# Start of GIVEN DATA
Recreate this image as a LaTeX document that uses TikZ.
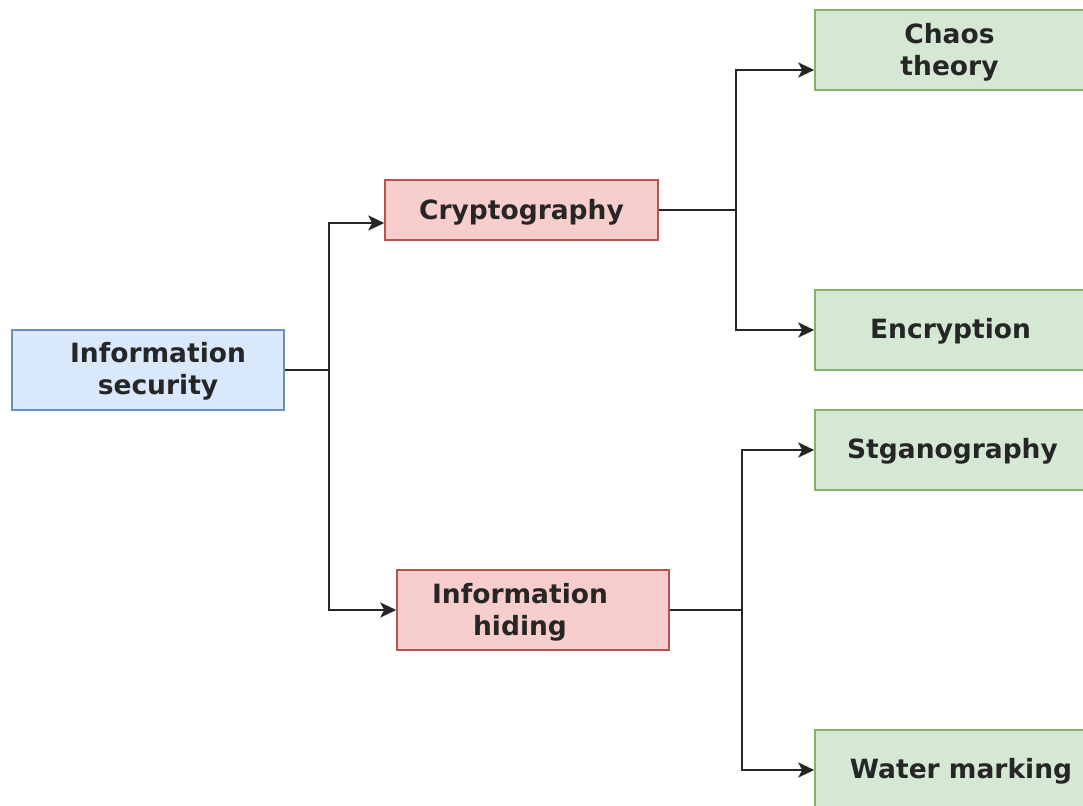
\documentclass[tikz,border=0pt]{standalone}
\usepackage{fontspec}
\setmainfont{DejaVu Sans}
\usetikzlibrary{arrows.meta}
\definecolor{bluefill}{HTML}{DAE8FC}
\definecolor{bluedraw}{HTML}{6C8EBF}
\definecolor{redfill}{HTML}{F8CECC}
\definecolor{reddraw}{HTML}{B85450}
\definecolor{greenfill}{HTML}{D5E8D4}
\definecolor{greendraw}{HTML}{82B366}
\begin{document}
\begin{tikzpicture}[x=1pt,y=-1pt,
  box/.style={draw, line width=1.5pt, inner sep=0pt},
  lbl/.style={inner sep=0pt, align=center, text=black!85,
    font=\fontsize{26.5}{32}\selectfont\bfseries},
  bluebox/.style={box, fill=bluefill, draw=bluedraw},
  redbox/.style={box, fill=redfill, draw=reddraw},
  greenbox/.style={box, fill=greenfill, draw=greendraw, minimum width=275pt, minimum height=80pt},
  conn/.style={line width=2.6pt, draw=black!85},
  arr/.style={conn, -{Stealth[length=16pt,width=15pt,inset=4pt]}}]
\useasboundingbox (0,0) rectangle (1083,805);
\clip (0,0) rectangle (1083,805);
\fill[white] (0,0) rectangle (1083,805);
% boxes
\node[bluebox, minimum width=272pt, minimum height=80pt] (is) at (148,370) {};
\node[redbox, minimum width=273pt, minimum height=60pt] (cr) at (521.5,210) {};
\node[redbox, minimum width=272pt, minimum height=80pt] (ih) at (533,610) {};
\node[greenbox] (ct) at (952.5,50) {};
\node[greenbox] (en) at (952.5,330) {};
\node[greenbox] (st) at (952.5,450) {};
\node[greenbox] (wm) at (952.5,770) {};
% labels
\node[lbl] (is-t) at ([xshift=10pt,yshift=-1pt]is.center) {Information\\security};
\node[lbl] (cr-t) at ([yshift=-2pt]cr.center) {Cryptography};
\node[lbl] (ih-t) at ([xshift=-13pt,yshift=-2pt]ih.center) {Information\\hiding};
\node[lbl] (ct-t) at ([xshift=-3pt,yshift=-2pt]ct.center) {Chaos\\theory};
\node[lbl] (en-t) at ([xshift=-2pt,yshift=-1pt]en.center) {Encryption};
\node[lbl] (st-t) at ([yshift=-1pt]st.center) {Stganography};
\node[lbl] (wm-t) at ([xshift=8.5pt,yshift=-1pt]wm.center) {Water marking};
% junctions
\coordinate (j1) at (329,370);
\coordinate (j2) at (736,210);
\coordinate (j3) at (742,610);
% connectors
\draw[conn] (is.east) -- (j1);
\draw[arr] (j1) |- ([yshift=-13pt]cr.west);
\draw[arr] (j1) |- (ih.west);
\draw[conn] (cr.east) -- (j2);
\draw[arr] (j2) |- ([yshift=-20pt]ct.west);
\draw[arr] (j2) |- (en.west);
\draw[conn] (ih.east) -- (j3);
\draw[arr] (j3) |- (st.west);
\draw[arr] (j3) |- (wm.west);
\end{tikzpicture}
\end{document}
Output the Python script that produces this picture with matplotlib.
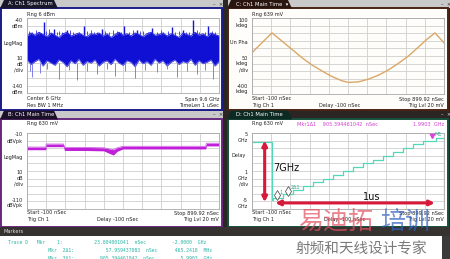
import numpy as np
import matplotlib
matplotlib.use("Agg")
import matplotlib.pyplot as plt
from matplotlib.patches import Rectangle, Polygon

W, H = 450, 259

# ---- values ----
# A: spectrum, frequency in GHz, level in dBm
spec_freq = [1.2, 1.4, 1.6, 1.8, 2.0, 2.2, 2.4, 2.6, 2.8, 3.0, 3.2, 3.4, 3.6,
             3.8, 4.0, 4.2, 4.4, 4.6, 4.8, 5.0, 5.2, 5.4, 5.6, 5.8, 6.0, 6.2,
             6.4, 6.6, 6.8, 7.0, 7.2, 7.4, 7.6, 7.8, 8.0, 8.2, 8.4, 8.6, 8.8,
             9.0, 9.2, 9.4, 9.6, 9.8, 10.0, 10.2, 10.4, 10.6, 10.8]
spec_top = [-64, -60, -63, -59, -62, -65, -60, -63, -66, -61, -59, -64, -62,
            -60, -63, -65, -61, -62, -60, -64, -61, -66, -62, -59, -63, -61,
            -64, -60, -62, -65, -61, -59, -63, -62, -60, -64, -61, -63, -66,
            -60, -62, -64, -59, -63, -61, -65, -60, -62, -64]
spec_bot = [-96, -102, -98, -95, -104, -97, -100, -103, -96, -99, -105, -97,
            -101, -95, -103, -98, -100, -96, -104, -99, -97, -102, -95, -100,
            -103, -97, -99, -105, -96, -101, -98, -103, -95, -100, -97, -104,
            -99, -96, -102, -98, -100, -95, -103, -97, -101, -99, -96, -104, -98]
peak_freq = [2.03, 2.53, 3.2, 4.03, 4.94, 6.03, 6.69, 7.44, 8.44, 9.02, 9.52, 10.27]
peak_dbm = [-45, -54, -56, -51, -55, -51, -56, -53, -52, -56, -43, -50]
spur_freq = [1.3, 1.45, 1.65, 1.8, 2.15, 2.3, 2.7, 2.8, 2.95, 3.35, 3.5, 3.8,
             4.2, 4.4, 4.55, 4.7, 5.1, 5.3, 5.5, 5.7, 5.9, 6.3, 6.5, 6.85,
             7.0, 7.25, 7.7, 7.9, 8.0, 8.25, 8.6, 8.8, 9.15, 9.3, 9.7, 9.8,
             10.1, 10.45, 10.6]
spur_dbm = [-57, -58, -56, -59, -57, -55, -58, -57, -59, -56, -59, -58,
            -57, -56, -59, -58, -57, -58, -56, -57, -59, -58, -56, -57,
            -57, -59, -58, -56, -58, -57, -59, -57, -58, -59, -56, -58,
            -59, -57, -58]
dip_freq = [1.35, 1.45, 1.83, 2.2, 2.78, 3.3, 3.7, 4.2, 4.69, 5.2, 5.61, 6.1,
            6.61, 7.1, 7.69, 8.2, 8.69, 9.2, 9.69, 10.1, 10.52]
dip_dbm = [-110, -118, -113, -108, -121, -109, -122, -110, -115, -108, -117,
           -110, -120, -109, -112, -108, -118, -110, -114, -109, -121]

# B: log magnitude vs time (ns, dBVpk)
b_time = [-100, -2, 0, 90, 95, 200, 300, 330, 350, 370, 400, 500, 600, 830, 835, 900]
b_top = [-28.5, -28.5, -24.5, -24.5, -29, -29, -29.5, -31, -32, -29.5, -27.5, -27.5, -27.5, -27.5, -23.5, -23.5]
b_bot = [-32, -32, -28, -28, -33, -33, -33.5, -37, -39, -34, -31, -31, -31, -31, -27, -27]

# C: unwrapped phase vs time (ns, kdeg)
c_time = [-100, 4, 56, 108, 160, 212, 264, 316, 368, 403, 455, 507, 559,
          611, 663, 715, 767, 810, 853, 900]
c_phase = [-128, 2, -52, -106, -161, -209, -248, -285, -313, -324, -320, -302,
           -276, -241, -198, -150, -91, -41, 2, -63]

# D: frequency vs time (ns, GHz), stepped
d_time = [-100, 4, 10, 62, 114, 166, 218, 270, 322, 374, 426, 478, 530,
          582, 634, 686, 738, 790, 857, 900]
d_freq = [3.8, -3.8, -3.5, -3.0, -2.5, -2.0, -1.5, -1.0, -0.5, 0.0, 0.5,
          1.0, 1.5, 2.0, 2.5, 3.0, 3.5, 4.0, 4.3, -4.8]

# marker table rows
marker_rows = [
    "Trace D   Mkr    1:           23.804001041  nSec         -2.0000  GHz",
    "              Mkr  2\u03941:           57.959437083  nSec      465.2418  MHz",
    "              Mkr  3\u03941:         905.394461042  nSec         5.9903  GHz",
]

fig = plt.figure(figsize=(4.5, 2.59), dpi=100)
fig.patch.set_facecolor("#2b2623")


def fx(x):
    return x / W


def fy(y):
    return 1 - y / H


def box(x0, y0, x1, y1, fc, ec="none", lw=0):
    fig.patches.append(Rectangle((fx(x0), fy(y1)), (x1 - x0) / W, (y1 - y0) / H,
                                 transform=fig.transFigure, facecolor=fc,
                                 edgecolor=ec, linewidth=lw, zorder=-2))


def tab(x0, x1, y0, y1, fc):
    pts = [(fx(x0), fy(y1)), (fx(x0 + 4), fy(y0)), (fx(x1 - 4), fy(y0)), (fx(x1), fy(y1))]
    fig.patches.append(Polygon(pts, closed=True, transform=fig.transFigure,
                               facecolor=fc, edgecolor="none", zorder=-1))


def txt(x, y, s, size=3.6, color="#202020", ha="left", **kw):
    fig.text(fx(x), fy(y), s, fontsize=size, color=color, ha=ha, va="center", **kw)


# title strips and tabs
box(0, 0, 223, 8, "#c9c9c9")
box(228, 0, 450, 8, "#c9c9c9")
box(0, 111, 223, 119, "#c9c9c9")
tab(0, 58, 0, 8.5, "#17172a")
tab(227, 292, 0, 8.5, "#2a1510")
tab(0, 58, 110.5, 119.5, "#1c1028")
tab(227, 292, 110.5, 119.5, "#0c2a22")
txt(8, 4, "A: Ch1 Spectrum", 3.8, "white")
txt(236, 4, "C: Ch1 Main Time  \u25be", 3.8, "white")
txt(8, 115, "B: Ch1 Main Time", 3.8, "white")
txt(236, 115, "D: Ch1 Main Time", 3.8, "white")
for xi, yi, c in [(213, 4, "#303030"), (441, 4, "#303030"), (213, 115, "#303030"), (441, 115, "#e0e0e0")]:
    txt(xi, yi, "\u2013  \u00d7", 3.8, c)

# panel bodies
box(1, 8, 222, 110, "white", "#1e1e8c", 1.4)
box(228, 8, 448, 110, "#fffdf9", "#4a2415", 1.4)
box(1, 119, 222, 227, "white", "#6a2a80", 1.4)
box(228, 119, 448, 227, "white", "#15503c", 1.4)


def plot_area(x0, y0, x1, y1, xlim, ylim, ndiv_y=10):
    ax = fig.add_axes([fx(x0), fy(y1), (x1 - x0) / W, (y1 - y0) / H])
    ax.set_xlim(*xlim)
    ax.set_ylim(*ylim)
    ax.set_xticks(np.linspace(xlim[0], xlim[1], 11))
    ax.set_yticks(np.linspace(ylim[0], ylim[1], ndiv_y + 1))
    ax.tick_params(length=0, labelbottom=False, labelleft=False)
    ax.grid(True, color="#cfcfcf", linewidth=0.6)
    ax.set_axisbelow(True)
    ax.set_facecolor("none")
    for sp in ax.spines.values():
        sp.set_color("#a8a8a8")
        sp.set_linewidth(0.6)
    return ax


# ---- A: spectrum ----
axA = plot_area(27, 18, 219, 93, (1.2, 10.8), (-140, -40))
axA.vlines(dip_freq, -100, dip_dbm, color="#6c6ce8", linewidth=0.6)
axA.vlines(spur_freq, -62, spur_dbm, color="#3434dc", linewidth=0.6)
axA.vlines(peak_freq, -62, peak_dbm, color="#1414d6", linewidth=1.0)
axA.fill_between(spec_freq, spec_bot, spec_top, color="#1010d4", linewidth=0)
axA.plot(spec_freq, spec_bot, color="#6666e6", linewidth=0.7)
axA.plot(spec_freq, spec_top, color="#2a2ae0", linewidth=0.7)

txt(27, 14.5, "Rng 6 dBm")
for y, s in [(20, "-40"), (26, "dBm"), (58, "10"), (64, "dB"), (70.5, "/div"), (86, "-140"), (92, "dBm")]:
    txt(23, y, s, ha="right")
txt(3, 43, "LogMag")
txt(27, 99, "Center 6 GHz")
txt(27, 105, "Res BW 1 MHz")
txt(219, 99, "Span 9.6 GHz", ha="right")
txt(219, 105, "TimeLen 1 uSec", ha="right")

# ---- C: unwrapped phase ----
axC = plot_area(252, 18, 444, 94, (-100, 900), (-400, 100))
axC.plot(c_time, c_phase, color="#d9a766", linewidth=1.0)
txt(252, 14.5, "Rng 639 mV")
for y, s in [(20, "100"), (26, "kdeg"), (58, "50"), (64, "kdeg"), (70.5, "/div"), (86, "-400"), (92, "kdeg")]:
    txt(248, y, s, ha="right")
txt(229.5, 42, "Un Pha")
txt(252, 99, "Start -100 nSec")
txt(252, 105, "Trig Ch 1")
txt(340, 105, "Delay -100 nSec", ha="center")
txt(444, 99, "Stop 899.92 nSec", ha="right")
txt(444, 105, "Trig Lvl 20 mV", ha="right")

# ---- B: log magnitude vs time ----
axB = plot_area(27, 133, 219, 209, (-100, 900), (-110, -10))
axB.fill_between(b_time, b_bot, b_top, color="#c020d8", linewidth=0)
axB.plot(b_time, b_top, color="#d060e8", linewidth=0.6)
txt(27, 123.5, "Rng 630 mV")
for y, s in [(135, "-10"), (141, "dBVpk"), (172, "10"), (178, "dB"), (184, "/div"), (200, "-110"), (206, "dBVpk")]:
    txt(23, y, s, ha="right")
txt(3, 157, "LogMag")
txt(27, 213, "Start -100 nSec")
txt(27, 219, "Trig Ch 1")
txt(118, 219, "Delay -100 nSec", ha="center")
txt(219, 213, "Stop 899.92 nSec", ha="right")
txt(219, 219, "Trig Lvl 20 mV", ha="right")

# ---- D: frequency vs time ----
axD = plot_area(252, 133, 444, 209, (-100, 900), (-5, 5))
axD.plot(d_time, d_freq, color="#52d8b8", linewidth=0.9, drawstyle="steps-post")
axD.plot([30], [-3.2], marker="d", markersize=5, mfc="white", mec="#404040", mew=0.5)
axD.plot([87], [-2.6], marker="d", markersize=5, mfc="white", mec="#404040", mew=0.5)
axD.text(45, -3.0, "1", fontsize=3.6, color="#30b090")
axD.text(102, -2.4, "2\u03941", fontsize=3.6, color="#30b090")
axD.plot([836], [4.8], marker="v", markersize=4, color="#e040e0")
axD.text(853, 4.6, "M1", fontsize=3.6, color="#30b090")
axD.annotate("", xy=(-34, 4.0), xytext=(-34, -4.1),
             arrowprops=dict(arrowstyle="<|-|>", color="#d81a3a", lw=2.2,
                             mutation_scale=7, shrinkA=0, shrinkB=0))
axD.annotate("", xy=(21, -4.2), xytext=(852, -4.2),
             arrowprops=dict(arrowstyle="<|-|>", color="#d81a3a", lw=2.2,
                             mutation_scale=7, shrinkA=0, shrinkB=0))
axD.text(8, 0.4, "7GHz", fontsize=7, color="#101010", va="center")
axD.text(478, -3.45, "1us", fontsize=7, color="#101010", va="center")
txt(252, 123.5, "Rng 630 mV")
txt(297, 125, "Mkr1\u03941    905.394461042  nSec", color="#d040d0")
txt(444, 125, "1.9903  GHz", color="#d040d0", ha="right")
for y, s in [(135, "5"), (141, "GHz"), (172, "1"), (178, "GHz"), (184, "/div"), (200, "-5"), (206, "GHz")]:
    txt(248, y, s, ha="right")
txt(231, 156, "Delay")
txt(252, 213, "Start -100 nSec")
txt(252, 219, "Trig Ch 1")
txt(345, 219, "Delay -100 nSec", ha="center")
txt(444, 213, "Stop 899.92 nSec", ha="right")
txt(444, 219, "Trig Lvl 20 mV", ha="right")

# ---- marker table ----
box(0, 227, 450, 236, "#353230")
txt(3, 231.5, "Markers", 3.6, "#e0e0e0")
box(0, 236, 442, 259, "white")
box(442, 236, 450, 259, "#3a3a3a")
for i, row in enumerate(marker_rows):
    txt(8, 242 + 8 * i, row, 3.4, "#28b4a4", family="monospace")

# watermark
fig.text(fx(298), fy(223), "\u6613\u8fea\u62d3", fontsize=18, color="#e05060", alpha=0.7,
         family=["Noto Sans CJK SC"], va="center", ha="left")
fig.text(fx(380), fy(223), "\u57f9\u8bad", fontsize=18, color="#3060c0", alpha=0.7,
         family=["Noto Sans CJK SC"], va="center", ha="left")
fig.text(fx(296), fy(250), "\u5c04\u9891\u548c\u5929\u7ebf\u8bbe\u8ba1\u4e13\u5bb6", fontsize=10.5,
         color="#7a7a7a", family=["Noto Sans CJK SC"], va="center", ha="left")

fig.savefig("out.png", dpi=100)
# End of GIVEN DATA
Copy out each line of the data where the string "matplotlib" appears.

Output the Python script that produces this picture with matplotlib.
import matplotlib
matplotlib.use("Agg")
import matplotlib.pyplot as plt
from matplotlib.patches import Rectangle, Polygon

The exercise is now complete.